Love it, hate it, use it, Instant Messaging sites and technologies may pose a communications risk to the sensitivity of company information. Here is a perspective on why to block public services and replace with internal offerings.


Many organizations use instant messaging (IM) for departmental and organizational informal communication. This communication can become a hodgepodge mix of personal and company related interaction. IM technologies are in a sense a grey area in communications management. For example, most organizations audit and archive email to a certain standard, but IM traffic is not subject to that requirement. IM traffic can go to any number of different Internet sources such as Yahoo!, AOL, MSN and others as well as individuals hosting their own IM servers at home. This makes the task of specifically identifying the traffic a challenge beyond the big players from a network perspective. IM communication is not as official as email, and it is unclear if it would apply to the same archival requirements from a compliance perspective. What makes this issue worse is that public-service IM communication is not secured over the Internet, can be adware-ridden and allow file transfers. Identifying the risks can go on for hours, but allowing unmanaged IM services to the public sites brings up topics of trade secret information, internal communications and announcements being sent to competitors and basic archival and tracking of communication.
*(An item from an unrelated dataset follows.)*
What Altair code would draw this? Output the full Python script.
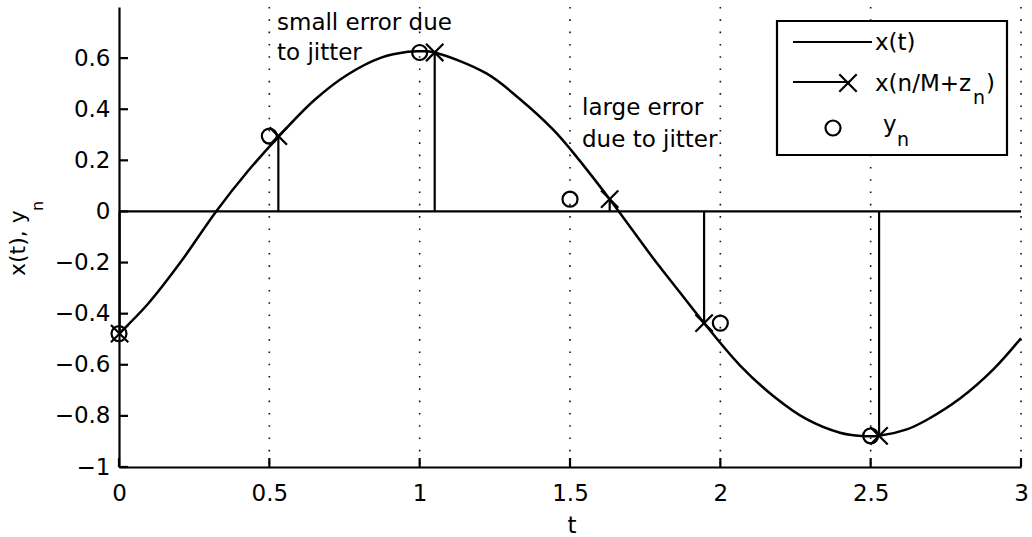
import altair as alt
import pandas as pd

# x(t) traced over 0 <= t <= 3
curve_t = [0.0, 0.096, 0.207, 0.323, 0.429, 0.530, 0.651, 0.761, 0.872, 0.961,
           1.005, 1.050, 1.222, 1.333, 1.444, 1.505, 1.632, 1.776, 1.843,
           1.946, 2.065, 2.176, 2.287, 2.398, 2.470, 2.528, 2.620, 2.686, 2.797,
           2.908, 3.0]
curve_x = [-0.478, -0.362, -0.195, 0.0, 0.158, 0.292, 0.437, 0.536, 0.602, 0.625,
           0.627, 0.622, 0.540, 0.440, 0.320, 0.238, 0.048, -0.182, -0.283,
           -0.437, -0.602, -0.722, -0.813, -0.866, -0.879, -0.878, -0.853, -0.816, -0.732,
           -0.618, -0.496]

# nominal sample instants n/M, jittered instants n/M + z_n, and sampled values
n_t = [0.0, 0.5, 1.0, 1.5, 2.0, 2.5]
jitter_t = [0.002, 0.530, 1.050, 1.632, 1.946, 2.528]
samples = [-0.478, 0.295, 0.622, 0.048, -0.437, -0.878]

x_ticks = [0, 0.5, 1, 1.5, 2, 2.5, 3]
y_ticks = [-1, -0.8, -0.6, -0.4, -0.2, 0, 0.2, 0.4, 0.6]

FONT = "DejaVu Sans"
W, H = 902, 460
LW = 2.2

curve_df = pd.DataFrame({"t": curve_t, "v": curve_x})
samp_df = pd.DataFrame({"n": n_t, "t": jitter_t, "v": samples, "zero": [0.0] * len(n_t)})
grid_df = pd.DataFrame({"t": x_ticks[1:]})
xt_df = pd.DataFrame({"t": x_ticks})
yt_df = pd.DataFrame({"v": y_ticks})
base_df = pd.DataFrame({"t": [x_ticks[0]], "t2": [x_ticks[-1]], "v": [0.0]})

xs = alt.Scale(domain=[0, 3], nice=False, zero=False)
ys = alt.Scale(domain=[-1, 0.8], nice=False, zero=False)
x_axis = alt.Axis(values=x_ticks, format="~g", title=None, grid=False, ticks=False,
                  domainColor="black", domainWidth=LW, labelFont=FONT, labelFontSize=23,
                  labelColor="black", labelPadding=15, labelFlush=False, labelOverlap=False)
y_axis = alt.Axis(values=y_ticks, format="~g", title=None, grid=False, ticks=False,
                  domainColor="black", domainWidth=LW, labelFont=FONT, labelFontSize=23,
                  labelColor="black", labelPadding=9, labelFlush=False, labelOverlap=False)


def X(field):
    return alt.X(field, type="quantitative", scale=xs, axis=x_axis)


def Y(field):
    return alt.Y(field, type="quantitative", scale=ys, axis=y_axis)


# dotted vertical grid at the t ticks
grid = alt.Chart(grid_df).mark_rule(color="#111", strokeWidth=1.6, strokeDash=[1.6, 10.7]).encode(
    x=X("t"), y=alt.value(0), y2=alt.value(H))

# inward tick marks
xtick = alt.Chart(xt_df).mark_rule(color="black", strokeWidth=LW).encode(
    x=X("t"), y=alt.value(H), y2=alt.value(H - 9))
ytick = alt.Chart(yt_df).mark_rule(color="black", strokeWidth=LW).encode(
    y=Y("v"), x=alt.value(0), x2=alt.value(9))

# stem baseline at zero
baseline = alt.Chart(base_df).mark_rule(color="black", strokeWidth=LW).encode(
    x=X("t"), x2="t2", y=Y("v"))

stems = alt.Chart(samp_df).mark_rule(color="black", strokeWidth=LW).encode(
    x=X("t"), y=Y("zero"), y2="v")

curve = alt.Chart(curve_df).mark_line(color="black", strokeWidth=2.5,
                                      interpolate="catmull-rom").encode(x=X("t"), y=Y("v"))

XSHAPE = "M-1,-1L1,1M1,-1L-1,1"
crosses = alt.Chart(samp_df).mark_point(shape=XSHAPE, size=300, filled=False, color="black",
                                        strokeWidth=LW, opacity=1).encode(x=X("t"), y=Y("v"))
circles = alt.Chart(samp_df).mark_point(shape="circle", size=225, filled=False, color="black",
                                        strokeWidth=LW, opacity=1).encode(x=X("n"), y=Y("v"))

one = alt.Data(values=[{"k": 1}])


def label(text, x, y, size=23, align="left", angle=0):
    return alt.Chart(one).mark_text(text=text, font=FONT, fontSize=size, color="black",
                                    align=align, baseline="alphabetic", angle=angle).encode(
        x=alt.value(x), y=alt.value(y))


def seg(x1, x2, y):
    return alt.Chart(one).mark_rule(color="black", strokeWidth=LW).encode(
        x=alt.value(x1), x2=alt.value(x2), y=alt.value(y))


notes = [
    label("small error due", 158, 23),
    label("to jitter", 158, 53),
    label("large error", 463, 108),
    label("due to jitter", 463, 140),
]

legend_box = alt.Chart(one).mark_rect(fill="white", stroke="black", strokeWidth=LW).encode(
    x=alt.value(658), x2=alt.value(888), y=alt.value(14), y2=alt.value(148))
legend = [
    legend_box,
    seg(674, 753, 35),
    label("x(t)", 756, 43),
    seg(674, 731, 75),
    alt.Chart(one).mark_point(shape=XSHAPE, size=300, filled=False, color="black",
                              strokeWidth=LW, opacity=1).encode(x=alt.value(729), y=alt.value(76)),
    label("x(n/M+z", 756, 84),
    label("n", 854, 97, size=19),
    label(")", 867, 84),
    alt.Chart(one).mark_point(shape="circle", size=225, filled=False, color="black",
                              strokeWidth=LW, opacity=1).encode(x=alt.value(714), y=alt.value(121)),
    label("y", 764, 125),
    label("n", 778, 139, size=19),
]

titles = [
    label("t", 453, 526, align="center"),
    label("x(t), y", -94, 269, size=22, angle=270),
    label("n", -76, 204, size=16, angle=270),
]

chart = alt.layer(
    grid, baseline, stems, curve, crosses, circles, xtick, ytick,
    *notes, *legend, *titles
).properties(
    width=W, height=H, autosize=alt.AutoSizeParams(type="none"),
    padding={"left": 119, "top": 7, "right": 11, "bottom": 70},
    background="white",
).configure_view(stroke=None)

chart.save("out.html", embed_options={"renderer": "svg", "actions": False})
So what options are available?

One approach is to block all traffic at the firewall to the relevant pubic services. This however underscores the true benefits of IM technologies for internal company use. I do think IM is good internally used, but using it over a public service seems ironic. So, we can focus on managed IM services or internally hosted systems. There are a large number of IM systems that can be hosted internally, and some can even work from groupware products like Microsoft Exchange that may already be in place within an IT environment that may not require additional purchases. Further, there are plenty of open source mechanisms that can set up internal messaging servers for no costThe utopia of IM communication a mechanism that is internally hosted with traffic archived to the same standards of email and has interoperability with Internet IM services. One such service is the Sun Java System Instant Messaging offering, which has all the management as well as public gateway communication. The key to reducing this data loss risk is provide a solution administered by the network team that protects the company’s interests yet allows people to do their jobs and use the positive benefits of IM technologies.